Someone who fills the role of the villain for themselves? Or at least a phrase/way to describe this?

E.g. By using the word 'penanced', meaning that she has inflicted a punishment on herself, the poet is suggesting that she is a XXX, filling the role of both the hero and the villain

Thank you

  • Hi Daisy, please consider elaborating on your answer. For example, what role does the hero/villain concept play in this phrase? What is the message you are trying to get across to your readers with such a sentence?
    – Terah
    Commented Feb 29, 2016 at 0:34
  • 1
    You need to edit your post. Otherwise, it is not very clear what you are asking.
    – user140086
    Commented Feb 29, 2016 at 6:41

3 Answers 3


This could be described as self sabotaging behavior

Psychology Today describes this as:

What is Self-Sabotage?

Behavior is said to be self-sabotaging when it creates problems and interferes with long-standing goals. The most common self-sabotaging behaviors are procrastination, self-medication with drugs or alcohol, comfort eating, and forms of self-injury such as cutting. These acts may seem helpful in the moment, but they ultimately undermine us, especially when we engage in them repeatedly.

The person therefor might be described as a self-saboteur

More colloquially she might be described as her own worst enemy

He must fall either by his enemies, or by himself, who indeed is his own worst enemy.1

1 The life and letters of Marcus Tullius Cicero by By Marcus Tullius Cicero, William Heberden, Melmoth, Middleton; London, Henry G. Bohn, York Street, Covent Garden, MDCCCXLVIII

  • Self-sabotage, and being one's own worst enemy can take lots of different shapes, most of which are psychologically and/or personality based (also evidenced by the quote). Physical punishment (barring a 'final act'), as suggested by the OP, does not really come into play.
    – Terah
    Commented Feb 29, 2016 at 0:28
  • @Terah- Fair point. I don't think of self-punishment as being villainous at all though so I think the example is a poor one as it relates to being one's own villain. A villain would certainly endeavor to sabotage his enemy though. I guess it all depends on which part of the question you want to focus.
    – Jim
    Commented Feb 29, 2016 at 0:36
  • Yes, the question in it's current state leaves much to the imagination when it comes providing a contextually sound answer. I do hope the OP elaborates :)
    – Terah
    Commented Feb 29, 2016 at 0:45
  • “Her own worst enemy” reads perfectly to me in this context. Commented Feb 29, 2016 at 7:48

Though being a hero or villain has little to do with it, one word that comes to mind is 'flaggelant'. Keep in mind that this word not only describes the act of self-punishment, but also describes the 'how' (by means of flogging/whipping).

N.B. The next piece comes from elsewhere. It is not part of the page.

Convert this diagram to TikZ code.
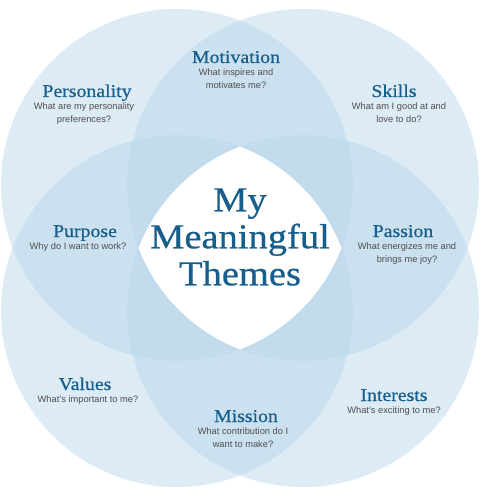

Depending on context (ie. why does she punish herself), again without much incorporating the hero/villain concept, another applicable word may be 'masochist'.

Sticking with the assumption that the self-punishment is religion or honor based, the "filling the role of both the hero and the villain" part might be better served with a phrase like 'filling the role of both judge and jury'.


Yes, I thought of self-flagellation or self-sabotage, but with your poet example you seem to be getting at a character playing both hero and villain in a wider narrative. In modern times, we call such a person morally ambiguous. Classic tragedy, on the other hand, has always been based on the fact that the downfall of an otherwise noble person was due to one single in-built flaw.

Being one's own worst enemy seems to be the most widely used idiom, although I have always liked being one's own banana peel.